== AVAILABLE DATA ==
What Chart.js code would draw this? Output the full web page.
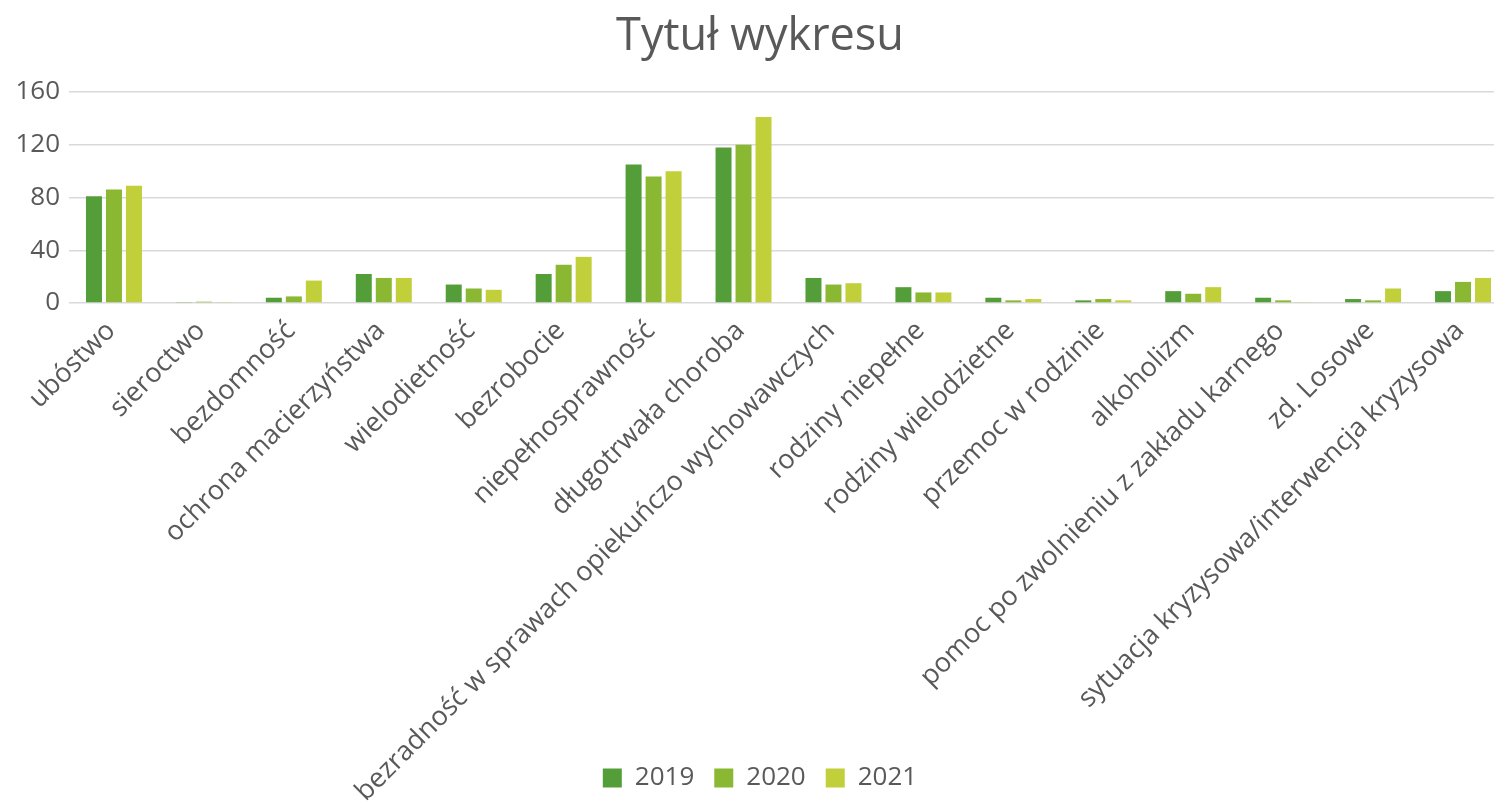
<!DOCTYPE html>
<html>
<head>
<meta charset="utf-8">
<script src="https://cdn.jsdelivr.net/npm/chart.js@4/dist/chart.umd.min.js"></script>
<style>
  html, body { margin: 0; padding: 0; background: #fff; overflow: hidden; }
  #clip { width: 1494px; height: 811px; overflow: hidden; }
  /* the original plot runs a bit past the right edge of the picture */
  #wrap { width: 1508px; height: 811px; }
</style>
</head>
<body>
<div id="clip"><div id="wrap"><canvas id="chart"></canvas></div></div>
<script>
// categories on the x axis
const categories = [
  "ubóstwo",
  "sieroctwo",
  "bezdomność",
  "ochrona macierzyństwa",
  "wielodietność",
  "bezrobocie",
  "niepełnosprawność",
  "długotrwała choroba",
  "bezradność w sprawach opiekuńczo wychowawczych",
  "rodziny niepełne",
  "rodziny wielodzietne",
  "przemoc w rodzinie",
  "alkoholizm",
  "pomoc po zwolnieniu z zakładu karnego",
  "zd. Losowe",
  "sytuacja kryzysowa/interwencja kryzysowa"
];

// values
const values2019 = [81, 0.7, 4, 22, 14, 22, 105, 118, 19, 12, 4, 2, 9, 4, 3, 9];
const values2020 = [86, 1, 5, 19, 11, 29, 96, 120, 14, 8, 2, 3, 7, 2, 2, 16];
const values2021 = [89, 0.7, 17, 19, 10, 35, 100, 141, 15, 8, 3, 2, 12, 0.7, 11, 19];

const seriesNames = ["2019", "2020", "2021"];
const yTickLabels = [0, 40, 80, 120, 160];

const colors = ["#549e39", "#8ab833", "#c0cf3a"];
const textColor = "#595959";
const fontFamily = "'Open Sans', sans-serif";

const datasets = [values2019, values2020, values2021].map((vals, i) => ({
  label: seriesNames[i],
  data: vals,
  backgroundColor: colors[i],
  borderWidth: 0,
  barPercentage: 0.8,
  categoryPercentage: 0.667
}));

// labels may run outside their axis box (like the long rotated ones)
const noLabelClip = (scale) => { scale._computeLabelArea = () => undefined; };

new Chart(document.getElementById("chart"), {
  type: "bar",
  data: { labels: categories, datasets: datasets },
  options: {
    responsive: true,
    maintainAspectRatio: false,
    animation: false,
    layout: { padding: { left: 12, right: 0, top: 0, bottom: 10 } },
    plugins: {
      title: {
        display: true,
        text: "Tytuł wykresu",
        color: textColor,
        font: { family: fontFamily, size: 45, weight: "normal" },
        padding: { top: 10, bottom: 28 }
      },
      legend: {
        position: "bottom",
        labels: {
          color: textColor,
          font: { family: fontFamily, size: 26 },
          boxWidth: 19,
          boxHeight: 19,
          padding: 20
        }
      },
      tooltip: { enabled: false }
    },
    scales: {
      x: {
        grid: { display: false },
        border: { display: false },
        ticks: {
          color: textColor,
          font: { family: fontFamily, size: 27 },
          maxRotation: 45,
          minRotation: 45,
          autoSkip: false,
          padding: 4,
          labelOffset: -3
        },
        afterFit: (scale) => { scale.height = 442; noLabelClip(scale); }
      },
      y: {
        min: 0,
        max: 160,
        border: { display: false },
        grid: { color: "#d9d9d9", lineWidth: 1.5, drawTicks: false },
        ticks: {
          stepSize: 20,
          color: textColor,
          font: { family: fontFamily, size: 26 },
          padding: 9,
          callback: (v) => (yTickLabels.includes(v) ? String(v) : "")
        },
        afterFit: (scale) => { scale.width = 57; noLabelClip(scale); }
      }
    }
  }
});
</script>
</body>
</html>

--

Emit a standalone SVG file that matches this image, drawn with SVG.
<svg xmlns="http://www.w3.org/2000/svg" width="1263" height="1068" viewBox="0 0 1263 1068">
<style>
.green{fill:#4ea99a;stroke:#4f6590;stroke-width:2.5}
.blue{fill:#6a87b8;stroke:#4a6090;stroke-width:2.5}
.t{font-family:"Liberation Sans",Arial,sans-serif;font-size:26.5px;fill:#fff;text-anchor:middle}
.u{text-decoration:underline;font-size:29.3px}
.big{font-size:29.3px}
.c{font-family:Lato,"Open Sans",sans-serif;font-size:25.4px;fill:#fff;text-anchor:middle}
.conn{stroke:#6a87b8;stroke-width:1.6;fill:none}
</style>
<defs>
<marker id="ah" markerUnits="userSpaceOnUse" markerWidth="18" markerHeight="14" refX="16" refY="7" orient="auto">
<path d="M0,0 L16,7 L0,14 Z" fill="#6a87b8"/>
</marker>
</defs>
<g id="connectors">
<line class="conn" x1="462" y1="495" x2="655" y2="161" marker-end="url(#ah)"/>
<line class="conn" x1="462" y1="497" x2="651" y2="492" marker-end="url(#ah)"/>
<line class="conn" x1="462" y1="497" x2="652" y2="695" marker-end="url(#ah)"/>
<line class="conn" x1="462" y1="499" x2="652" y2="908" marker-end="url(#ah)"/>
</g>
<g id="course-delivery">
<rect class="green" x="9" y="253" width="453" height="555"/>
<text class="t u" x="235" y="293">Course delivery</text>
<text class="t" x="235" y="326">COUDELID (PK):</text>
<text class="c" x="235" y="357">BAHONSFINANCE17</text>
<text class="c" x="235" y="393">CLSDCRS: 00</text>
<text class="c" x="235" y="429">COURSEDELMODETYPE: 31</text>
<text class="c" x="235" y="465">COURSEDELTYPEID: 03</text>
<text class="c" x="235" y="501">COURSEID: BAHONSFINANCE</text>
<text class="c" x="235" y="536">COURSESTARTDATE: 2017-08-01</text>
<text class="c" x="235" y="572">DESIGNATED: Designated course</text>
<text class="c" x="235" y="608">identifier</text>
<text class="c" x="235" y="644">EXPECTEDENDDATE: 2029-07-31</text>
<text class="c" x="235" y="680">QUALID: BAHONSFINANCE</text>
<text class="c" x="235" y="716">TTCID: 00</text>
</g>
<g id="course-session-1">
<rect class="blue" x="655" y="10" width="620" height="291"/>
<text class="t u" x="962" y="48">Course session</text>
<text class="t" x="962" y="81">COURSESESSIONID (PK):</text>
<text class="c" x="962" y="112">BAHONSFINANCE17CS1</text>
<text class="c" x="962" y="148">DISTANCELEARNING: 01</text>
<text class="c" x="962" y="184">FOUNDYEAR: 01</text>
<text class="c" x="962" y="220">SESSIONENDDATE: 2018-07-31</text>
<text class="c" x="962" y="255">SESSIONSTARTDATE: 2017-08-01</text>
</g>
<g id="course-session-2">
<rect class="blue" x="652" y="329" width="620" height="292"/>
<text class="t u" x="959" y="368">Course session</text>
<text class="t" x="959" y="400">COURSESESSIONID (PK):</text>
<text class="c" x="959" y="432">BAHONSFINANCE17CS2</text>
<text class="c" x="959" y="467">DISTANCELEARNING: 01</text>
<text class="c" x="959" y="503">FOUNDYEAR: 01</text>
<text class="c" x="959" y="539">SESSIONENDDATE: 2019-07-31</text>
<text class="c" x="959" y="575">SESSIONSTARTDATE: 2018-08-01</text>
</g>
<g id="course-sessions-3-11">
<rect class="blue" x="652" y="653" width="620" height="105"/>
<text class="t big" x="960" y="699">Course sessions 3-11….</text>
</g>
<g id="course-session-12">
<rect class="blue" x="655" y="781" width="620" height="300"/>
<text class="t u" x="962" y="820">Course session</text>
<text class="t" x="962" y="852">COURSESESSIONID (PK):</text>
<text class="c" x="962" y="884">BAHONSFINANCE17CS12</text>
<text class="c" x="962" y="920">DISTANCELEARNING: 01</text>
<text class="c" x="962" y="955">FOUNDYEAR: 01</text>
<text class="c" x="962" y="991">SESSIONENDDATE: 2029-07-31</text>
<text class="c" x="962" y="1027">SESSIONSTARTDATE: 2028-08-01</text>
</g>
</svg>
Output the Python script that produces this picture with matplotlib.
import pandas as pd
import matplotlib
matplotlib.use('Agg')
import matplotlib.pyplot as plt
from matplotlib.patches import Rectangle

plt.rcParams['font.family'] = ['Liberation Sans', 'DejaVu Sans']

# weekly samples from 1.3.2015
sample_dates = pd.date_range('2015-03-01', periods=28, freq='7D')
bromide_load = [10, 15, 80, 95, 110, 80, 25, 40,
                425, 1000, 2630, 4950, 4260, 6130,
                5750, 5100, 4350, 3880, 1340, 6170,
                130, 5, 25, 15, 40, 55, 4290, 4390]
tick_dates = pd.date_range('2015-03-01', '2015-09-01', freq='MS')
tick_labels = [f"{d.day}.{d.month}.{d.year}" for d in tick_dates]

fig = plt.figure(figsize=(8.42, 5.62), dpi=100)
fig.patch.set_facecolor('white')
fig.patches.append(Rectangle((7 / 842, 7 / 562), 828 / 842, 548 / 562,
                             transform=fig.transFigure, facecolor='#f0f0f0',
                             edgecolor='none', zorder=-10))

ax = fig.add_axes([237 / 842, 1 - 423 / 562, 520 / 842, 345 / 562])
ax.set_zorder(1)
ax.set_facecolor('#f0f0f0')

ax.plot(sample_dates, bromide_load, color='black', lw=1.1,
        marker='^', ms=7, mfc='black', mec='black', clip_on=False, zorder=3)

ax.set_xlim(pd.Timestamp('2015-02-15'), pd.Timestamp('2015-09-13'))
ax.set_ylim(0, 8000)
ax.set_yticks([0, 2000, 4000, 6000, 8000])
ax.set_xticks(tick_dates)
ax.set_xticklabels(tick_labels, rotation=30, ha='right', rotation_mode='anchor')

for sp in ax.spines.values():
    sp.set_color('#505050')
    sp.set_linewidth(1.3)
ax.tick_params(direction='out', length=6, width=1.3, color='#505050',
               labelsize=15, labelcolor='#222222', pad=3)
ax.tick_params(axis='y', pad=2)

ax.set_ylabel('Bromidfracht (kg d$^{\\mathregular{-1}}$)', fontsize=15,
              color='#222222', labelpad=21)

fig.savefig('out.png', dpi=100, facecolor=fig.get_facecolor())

== WRITTEN REQUEST ==
Go through the records and copy each line with "this" in it.

== WRITTEN RESPONSE ==
What Chart.js code would draw this? Output the full web page.
Emit a standalone SVG file that matches this image, drawn with SVG.
Output the Python script that produces this picture with matplotlib.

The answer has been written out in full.